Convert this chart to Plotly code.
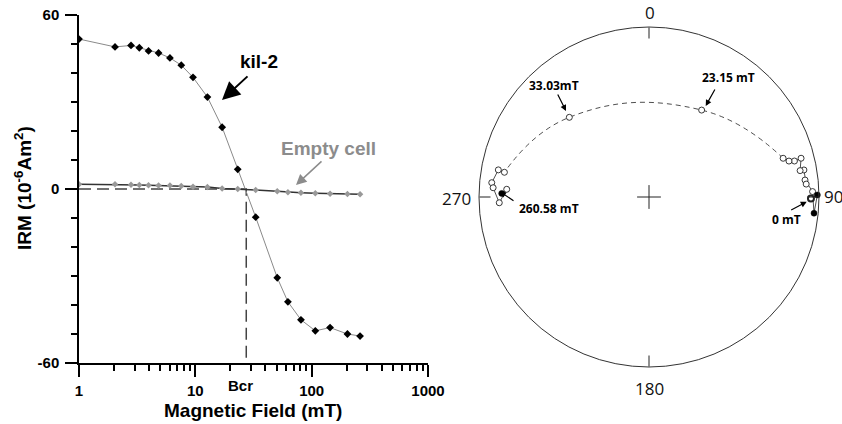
import numpy as np
import plotly.graph_objects as go

# ---------------- Left panel: IRM back-field curve ----------------
field_mT = [1, 2.04, 2.8, 3.3, 3.96, 4.83, 6.05, 7.57, 9.55, 12.7, 17.0, 23.15,
            33.03, 50.6, 62.5, 80.9, 107.5, 143.9, 203, 260.58]
kil2_irm = [51.7, 49.0, 49.5, 48.7, 47.6, 46.9, 45.2, 42.7, 38.5, 31.7, 21.3, 6.8,
            -9.7, -30.6, -38.9, -45.1, -48.9, -47.8, -50.0, -50.7]
empty_irm = [1.6, 1.6, 1.5, 1.4, 1.3, 1.2, 1.2, 1.0, 0.8, 0.7, 0.2, 0.0,
             -0.35, -0.8, -1.1, -1.3, -1.5, -1.6, -1.7, -1.85]
bcr_mT = 27.4
y_ticks = [-60, 0, 60]
y_tick_labels = ["-60", "0", "60"]
x_ticks = [1, 10, 100, 1000]
x_tick_labels = ["1", "10", "100", "1000"]

# ---------------- Right panel: equal-area stereonet ----------------
step_mT = [0, 1, 2, 2.8, 3.3, 4, 4.8, 6, 7.6, 9.5, 12.7, 17, 23.15, 33.03,
           50, 62, 81, 107, 144, 203, 260.58]
dec_deg = [90.5, 89.3, 95.6, 88.1, 83.8, 85.3, 80.1, 80.1, 75.7, 76.1, 75.6, 73.9,
           31.2, 315.0, 279.7, 280.2, 275.2, 273.4, 267.8, 273.1, 271.4]
inc_deg = [-5.3, 1.1, 2.8, -4.2, -8.5, -8.0, -8.3, -10.7, -8.5, -12.9, -16.1, -19.0,
           -40.0, -34.1, -14.8, -10.9, -7.9, -9.0, -12.9, -17.3, 14.4]
compass_vals = [0, 90, 180, 270]
compass_text = ["0", "90", "180", "270"]

W, H = 842, 424
def px(x):
    return x / W
def py(y):
    return 1 - y / H

LFONT = "Liberation Sans, Arial, sans-serif"
RFONT = "Open Sans, Noto Sans, sans-serif"

# equal-area projection radius (1 = primitive circle)
inc_arr = np.array(inc_deg)
r_ea = np.sqrt(2) * np.sin(np.radians(90 - np.abs(inc_arr)) / 2)
dec_arr = np.array(dec_deg)
steps = np.array(step_mT)

fig = go.Figure()

# dashed Bcr construction lines
fig.add_trace(go.Scatter(x=[1, bcr_mT, bcr_mT], y=[0, 0, -60], mode="lines",
                         line=dict(color="#444", width=1.5, dash="12px,6px"),
                         showlegend=False, hoverinfo="skip"))
# kil-2
fig.add_trace(go.Scatter(x=field_mT, y=kil2_irm, mode="lines+markers",
                         line=dict(color="#8a8a8a", width=1),
                         marker=dict(symbol="diamond", size=6, color="black"),
                         showlegend=False))
# empty cell
fig.add_trace(go.Scatter(x=field_mT, y=empty_irm, mode="lines+markers",
                         line=dict(color="#333", width=1.5),
                         marker=dict(symbol="diamond", size=5, color="#999"),
                         showlegend=False))

# stereonet lines
seg1 = slice(0, 12)
seg2 = slice(11, 15)
seg3 = slice(14, 21)
for sl, dash, shape in [(seg1, "solid", "linear"), (seg2, "5px,4px", "spline"), (seg3, "solid", "linear")]:
    fig.add_trace(go.Scatterpolar(r=r_ea[sl], theta=dec_arr[sl], mode="lines",
                                  line=dict(color="#222", width=0.8, dash=dash, shape=shape, smoothing=1.3),
                                  subplot="polar", showlegend=False, hoverinfo="skip"))
up = inc_arr < 0
open_lw = np.where(steps[up] == 0, 2.0, 0.9)
fig.add_trace(go.Scatterpolar(r=r_ea[up], theta=dec_arr[up], mode="markers",
                              marker=dict(symbol="circle", size=6, color="white",
                                          line=dict(color="#222", width=open_lw)),
                              subplot="polar", showlegend=False))
fig.add_trace(go.Scatterpolar(r=r_ea[~up], theta=dec_arr[~up], mode="markers",
                              marker=dict(symbol="circle", size=6, color="black",
                                          line=dict(color="black", width=0.5)),
                              subplot="polar", showlegend=False))
# center cross
fig.add_trace(go.Scatterpolar(r=[0], theta=[0], mode="markers",
                              marker=dict(symbol="cross-thin", size=17,
                                          line=dict(color="#222", width=1)),
                              subplot="polar", showlegend=False, hoverinfo="skip"))

fig.update_layout(
    width=W, height=H,
    margin=dict(l=0, r=0, t=0, b=0),
    paper_bgcolor="white", plot_bgcolor="white",
    xaxis=dict(type="log", range=[0, 3], domain=[px(79), px(428)],
               tickvals=x_ticks, ticktext=x_tick_labels, ticklabelstandoff=1,
               ticks="outside", ticklen=12, tickwidth=1.5, tickcolor="black",
               showline=True, linecolor="black", linewidth=1.5,
               showgrid=False, zeroline=False, automargin=False,
               tickfont=dict(family=LFONT, size=15, color="black", weight="bold"),
               minor=dict(tickvals=[2, 3, 4, 5, 6, 7, 8, 9, 20, 30, 40, 50, 60, 70, 80, 90,
                                    200, 300, 400, 500, 600, 700, 800, 900],
                          ticks="outside", ticklen=6, tickwidth=1.5, tickcolor="black",
                          showgrid=False)),
    yaxis=dict(range=[-60, 60], domain=[py(363), py(15)],
               tickvals=y_ticks, ticktext=y_tick_labels, ticklabelstandoff=3,
               ticks="outside", ticklen=12, tickwidth=1.5, tickcolor="black",
               showline=True, linecolor="black", linewidth=1.5,
               showgrid=False, zeroline=False, automargin=False,
               tickfont=dict(family=LFONT, size=15, color="black", weight="bold"),
               minor=dict(dtick=10, tick0=0, ticks="outside", ticklen=6, tickwidth=1.5,
                          tickcolor="black", showgrid=False)),
    polar=dict(domain=dict(x=[px(479), px(819)], y=[py(367), py(27)]),
               bgcolor="white",
               radialaxis=dict(visible=False, range=[0, 1]),
               angularaxis=dict(rotation=90, direction="clockwise",
                                tickvals=compass_vals, showticklabels=False,
                                ticks="inside", ticklen=11, tickwidth=1, tickcolor="#222",
                                showgrid=False, showline=True, linecolor="#333", linewidth=1)),
)

def label(text, x, y, size, color="black", family=LFONT, weight="bold", angle=0, xanchor="center"):
    return dict(text=text, x=px(x), y=py(y), xref="paper", yref="paper", showarrow=False,
                xanchor=xanchor, yanchor="middle", textangle=angle,
                font=dict(family=family, size=size, color=color, weight=weight))

def arrow(tip_x, tip_y, dx, dy, size, width, color="black"):
    return dict(text="", x=px(tip_x), y=py(tip_y), xref="paper", yref="paper", showarrow=True,
                ax=dx, ay=dy, arrowhead=2, arrowsize=size, arrowwidth=width, arrowcolor=color)

ann = []
ann.append(label("Magnetic Field (mT)", 253, 410, 19))
ann.append(label("IRM (10<sup>-6</sup>Am<sup>2</sup>)", 23, 188, 19, angle=-90))
ann.append(label("Bcr", 240, 385, 15))
ann.append(label("kil-2", 259, 61, 19))
ann.append(arrow(222, 100, 27, -25, 1.8, 2))
ann.append(label("Empty cell", 328, 148, 19, color="#8c8c8c"))
ann.append(arrow(296, 185, 27, -25, 1.4, 1.5, color="#8c8c8c"))
# compass labels of the stereonet
compass_pos = [(649.5, 12.5, "center"), (822, 197, "left"), (649, 388.5, "center"), (473, 198, "right")]
for txt, (cx, cy, anc) in zip(compass_text, compass_pos):
    ann.append(label(txt, cx, cy, 17, color="#111", family=RFONT, weight="normal", xanchor=anc))
stereo_labels = [("23.15 mT", 728, 77, 705.7, 106, 10, -18),
                 ("33.03mT", 553.5, 85, 566, 111, -9, -18),
                 ("260.58 mT", 548.5, 208, 500, 191.7, 15, 10),
                 ("0 mT", 786, 219, 806.7, 201.7, -17, 9)]
for txt, tx, ty, ax_, ay_, dx, dy in stereo_labels:
    ann.append(label(txt, tx, ty, 12, family=RFONT))
    ann.append(arrow(ax_, ay_, dx, dy, 1, 1.2))
fig.update_layout(annotations=ann)

fig.write_html("out.html", config={"displayModeBar": False},
               post_script="document.body.style.margin='0px';document.body.style.overflow='hidden';")
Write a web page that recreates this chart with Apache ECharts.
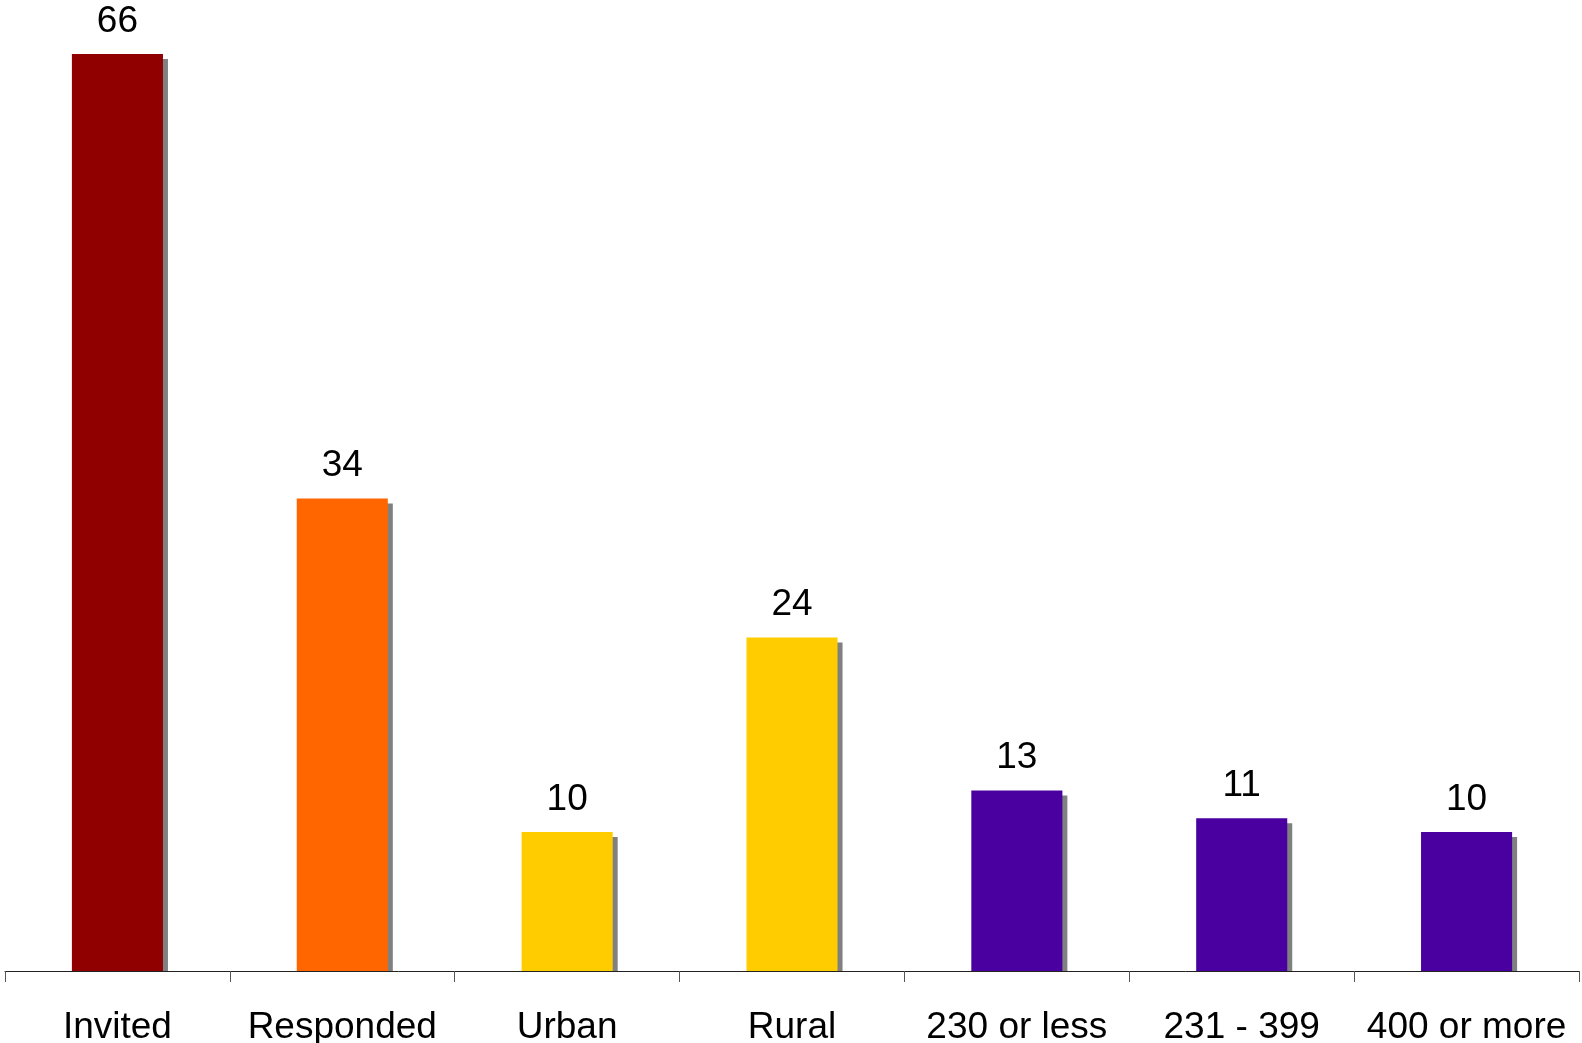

_Description of the task_.
From the first line of the entries above down to the line holding "import plotly.graph_objects as go", quote each line exactly and nothing else, skipping pictures.

_Exercise response_.
Convert this chart to Plotly code.
import numpy as np
import plotly.graph_objects as go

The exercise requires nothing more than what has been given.